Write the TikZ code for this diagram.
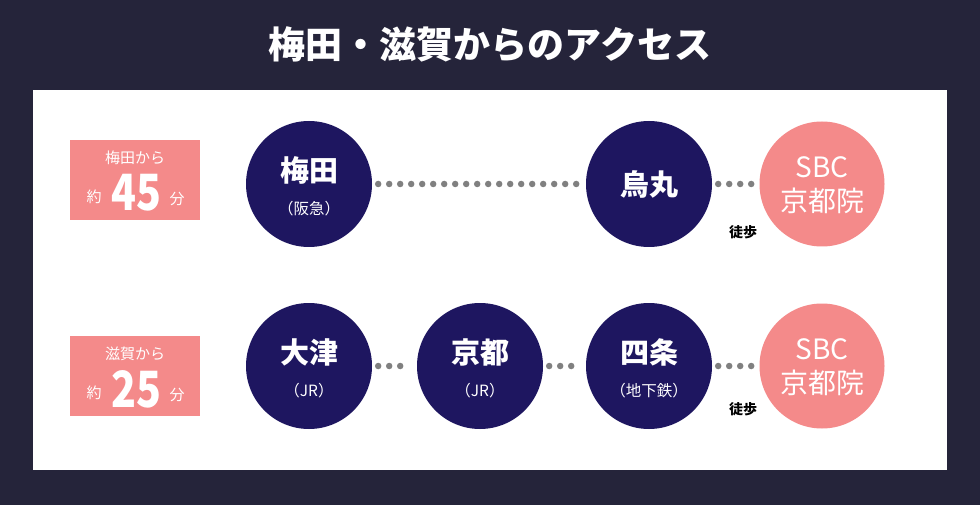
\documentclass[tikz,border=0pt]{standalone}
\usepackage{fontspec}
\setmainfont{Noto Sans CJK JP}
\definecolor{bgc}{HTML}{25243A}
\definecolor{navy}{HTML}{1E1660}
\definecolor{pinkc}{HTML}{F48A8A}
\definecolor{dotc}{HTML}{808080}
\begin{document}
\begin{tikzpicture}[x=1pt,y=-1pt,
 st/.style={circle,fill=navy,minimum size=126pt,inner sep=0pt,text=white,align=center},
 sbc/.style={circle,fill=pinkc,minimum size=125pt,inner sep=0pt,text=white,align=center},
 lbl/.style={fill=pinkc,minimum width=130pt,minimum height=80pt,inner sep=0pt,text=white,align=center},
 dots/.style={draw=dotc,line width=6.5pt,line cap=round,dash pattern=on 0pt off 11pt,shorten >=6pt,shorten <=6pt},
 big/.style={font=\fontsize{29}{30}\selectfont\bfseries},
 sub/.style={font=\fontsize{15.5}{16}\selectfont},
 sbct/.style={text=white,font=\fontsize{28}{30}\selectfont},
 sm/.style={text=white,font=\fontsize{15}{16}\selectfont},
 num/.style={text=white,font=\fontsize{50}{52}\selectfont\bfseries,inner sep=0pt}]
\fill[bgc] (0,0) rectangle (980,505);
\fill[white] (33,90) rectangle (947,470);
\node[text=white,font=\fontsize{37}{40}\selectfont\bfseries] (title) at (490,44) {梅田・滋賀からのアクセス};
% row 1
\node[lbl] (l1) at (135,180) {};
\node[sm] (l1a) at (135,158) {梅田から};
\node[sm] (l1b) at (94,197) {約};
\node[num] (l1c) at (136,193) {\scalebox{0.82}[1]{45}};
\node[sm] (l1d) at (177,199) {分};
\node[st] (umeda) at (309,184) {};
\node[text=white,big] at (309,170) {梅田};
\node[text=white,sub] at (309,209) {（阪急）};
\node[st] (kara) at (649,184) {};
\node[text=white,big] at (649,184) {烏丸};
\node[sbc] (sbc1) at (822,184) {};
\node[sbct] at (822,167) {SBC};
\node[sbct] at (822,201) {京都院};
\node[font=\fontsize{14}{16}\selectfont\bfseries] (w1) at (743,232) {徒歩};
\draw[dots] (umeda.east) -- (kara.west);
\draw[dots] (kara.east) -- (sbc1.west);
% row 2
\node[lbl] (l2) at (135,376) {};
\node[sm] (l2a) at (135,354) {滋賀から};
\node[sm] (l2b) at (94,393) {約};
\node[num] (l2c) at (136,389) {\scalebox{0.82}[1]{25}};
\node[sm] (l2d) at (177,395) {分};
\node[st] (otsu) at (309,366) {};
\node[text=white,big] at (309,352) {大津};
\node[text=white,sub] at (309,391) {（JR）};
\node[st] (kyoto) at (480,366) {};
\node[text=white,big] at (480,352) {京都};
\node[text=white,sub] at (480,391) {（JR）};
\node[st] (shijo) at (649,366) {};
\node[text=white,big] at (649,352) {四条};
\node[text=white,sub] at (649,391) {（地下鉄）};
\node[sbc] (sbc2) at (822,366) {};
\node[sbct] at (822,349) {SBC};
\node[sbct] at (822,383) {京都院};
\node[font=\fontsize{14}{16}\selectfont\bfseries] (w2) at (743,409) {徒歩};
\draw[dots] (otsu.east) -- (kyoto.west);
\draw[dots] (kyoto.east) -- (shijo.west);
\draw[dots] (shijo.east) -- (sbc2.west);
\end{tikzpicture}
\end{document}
+---+
▶ [Your objective]: Write the material out again exactly as it appears, dropping the pictures.

▶ [Output]:
Write the TikZ code for this diagram.
\documentclass[tikz,border=0pt]{standalone}
\usepackage{fontspec}
\setmainfont{Noto Sans CJK JP}
\definecolor{bgc}{HTML}{25243A}
\definecolor{navy}{HTML}{1E1660}
\definecolor{pinkc}{HTML}{F48A8A}
\definecolor{dotc}{HTML}{808080}
\begin{document}
\begin{tikzpicture}[x=1pt,y=-1pt,
 st/.style={circle,fill=navy,minimum size=126pt,inner sep=0pt,text=white,align=center},
 sbc/.style={circle,fill=pinkc,minimum size=125pt,inner sep=0pt,text=white,align=center},
 lbl/.style={fill=pinkc,minimum width=130pt,minimum height=80pt,inner sep=0pt,text=white,align=center},
 dots/.style={draw=dotc,line width=6.5pt,line cap=round,dash pattern=on 0pt off 11pt,shorten >=6pt,shorten <=6pt},
 big/.style={font=\fontsize{29}{30}\selectfont\bfseries},
 sub/.style={font=\fontsize{15.5}{16}\selectfont},
 sbct/.style={text=white,font=\fontsize{28}{30}\selectfont},
 sm/.style={text=white,font=\fontsize{15}{16}\selectfont},
 num/.style={text=white,font=\fontsize{50}{52}\selectfont\bfseries,inner sep=0pt}]
\fill[bgc] (0,0) rectangle (980,505);
\fill[white] (33,90) rectangle (947,470);
\node[text=white,font=\fontsize{37}{40}\selectfont\bfseries] (title) at (490,44) {梅田・滋賀からのアクセス};
% row 1
\node[lbl] (l1) at (135,180) {};
\node[sm] (l1a) at (135,158) {梅田から};
\node[sm] (l1b) at (94,197) {約};
\node[num] (l1c) at (136,193) {\scalebox{0.82}[1]{45}};
\node[sm] (l1d) at (177,199) {分};
\node[st] (umeda) at (309,184) {};
\node[text=white,big] at (309,170) {梅田};
\node[text=white,sub] at (309,209) {（阪急）};
\node[st] (kara) at (649,184) {};
\node[text=white,big] at (649,184) {烏丸};
\node[sbc] (sbc1) at (822,184) {};
\node[sbct] at (822,167) {SBC};
\node[sbct] at (822,201) {京都院};
\node[font=\fontsize{14}{16}\selectfont\bfseries] (w1) at (743,232) {徒歩};
\draw[dots] (umeda.east) -- (kara.west);
\draw[dots] (kara.east) -- (sbc1.west);
% row 2
\node[lbl] (l2) at (135,376) {};
\node[sm] (l2a) at (135,354) {滋賀から};
\node[sm] (l2b) at (94,393) {約};
\node[num] (l2c) at (136,389) {\scalebox{0.82}[1]{25}};
\node[sm] (l2d) at (177,395) {分};
\node[st] (otsu) at (309,366) {};
\node[text=white,big] at (309,352) {大津};
\node[text=white,sub] at (309,391) {（JR）};
\node[st] (kyoto) at (480,366) {};
\node[text=white,big] at (480,352) {京都};
\node[text=white,sub] at (480,391) {（JR）};
\node[st] (shijo) at (649,366) {};
\node[text=white,big] at (649,352) {四条};
\node[text=white,sub] at (649,391) {（地下鉄）};
\node[sbc] (sbc2) at (822,366) {};
\node[sbct] at (822,349) {SBC};
\node[sbct] at (822,383) {京都院};
\node[font=\fontsize{14}{16}\selectfont\bfseries] (w2) at (743,409) {徒歩};
\draw[dots] (otsu.east) -- (kyoto.west);
\draw[dots] (kyoto.east) -- (shijo.west);
\draw[dots] (shijo.east) -- (sbc2.west);
\end{tikzpicture}
\end{document}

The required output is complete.